Be careful not to lose your emotional grounding; the emotion you choose to feel is your anchor. Your coaching conversations may be uplifting experiences but they can also trigger different emotions when people discover their own blind spots and gaps in their logic. Yet these moments are important to creating long-lasting positive change. In the uncomfortable moments when people question what they know is when they are most open to learning something new.

If something unnerves you, say the emotional word you chose quietly to yourself to shift back to the feeling you want to express. You might also choose to feel other emotions such as calm, courageous, or kind to support your active listening, but your anchor word will keep you on track.

Also, before you meet with the person, check in with your feelings. When you think about the person and the situation you want to address, do strong emotions arise? Will you be able to release these emotions if they surface during the conversation? If you angry or disappointed with the person and can’t let this go, you might need to wear your manager hat instead of trying to coach.

Before having a coaching conversation, envision what could happen, including the worst case scenario. Choose how you want to respond emotionally as well as verbally. A clear vision acts as a dress rehearsal that will help you get through the real thing.

Don’t give in to your frustration. You need to stay calm and emotionally intentional throughout the conversation.


Develop your patience

You also need to practice patience during the conversation. Their style of processing new perceptions could take longer than your own. Changing a mind can take time.

While you are coaching, you are asking someone to share her perceptions and opinions. You will need to acknowledge the person’s perspective as valid even if it varies from your own. Never make her feel wrong or you will lose the trust necessary for having a successful conversation. If she trusts you are holding her best interest throughout the conversation and that you will give her time and space to process the conversation in any way that works for her, she will stay with you even when the tension is thick.

A good coaching conversation is a hero’s journey. You are taking someone on an adventure of self-exploration where she may need to battle mental habits. You need to create a sense of safety before going deep into the conversation, and then maintain this sense of safety until the next steps are set.

There will be times when someone refuses your coaching. You can’t make people want to look at themselves. If, however, they trust your intention is for them to improve based on the potential you see, you should be able to engage them. Stay with the process of coaching for a while before you decide instead to manage or mentor.

If you want to make a real difference for someone, learn to use strong coaching skills. You can find a model and specific skills to practice in the book, The Discomfort Zone: How Leaders Turn Difficult Conversations into Breakthroughs. Opening someone’s mind to new solutions and a broader self-concept is one of the most rewarding things you will do as a leader.
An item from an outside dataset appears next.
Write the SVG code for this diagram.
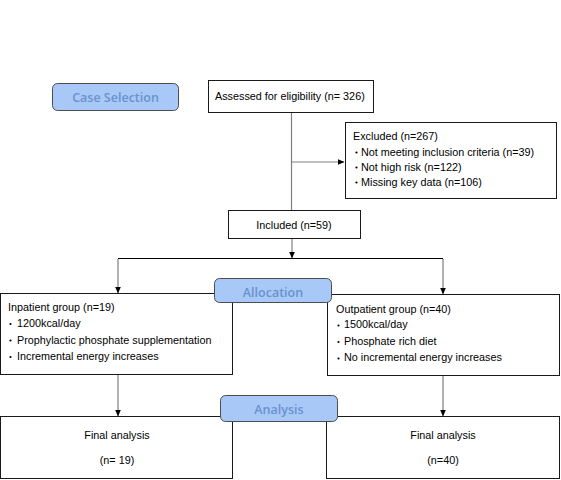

Dr. Marcia Reynolds works with organizations worldwide providing executive coaching and leadership training. Her passion is shifting leaders from having transactional to transformational conversations so work is more meaningful for everyone.

She is the Training Director for the Healthcare Coaching Institute and regularly works with coaching organizations in China and Russia.

She was a founding member of the International Coach Federation and was the 5th global president. Her doctorate is in organizational psychology. In her spare time, she writes blog posts and authors books, including her latest, The Discomfort Zone: How Leaders Turn Difficult Conversations into Breakthroughs.

Tags: better leader, coaching, leadership, management, team,

2 Responses to “What you should know about leadership coaching”

  1. Cheryl Capito

    Very good, we’ll written article and I would love to read your book. I am a trainer and hopefully I not only provide guidance, but positive guidance. Kudos!

    • Marcia Reynolds

      Cheryl, you are right in guessing that you can use these skills in many conversations and situations. We all want to be heard and held in high regard more often!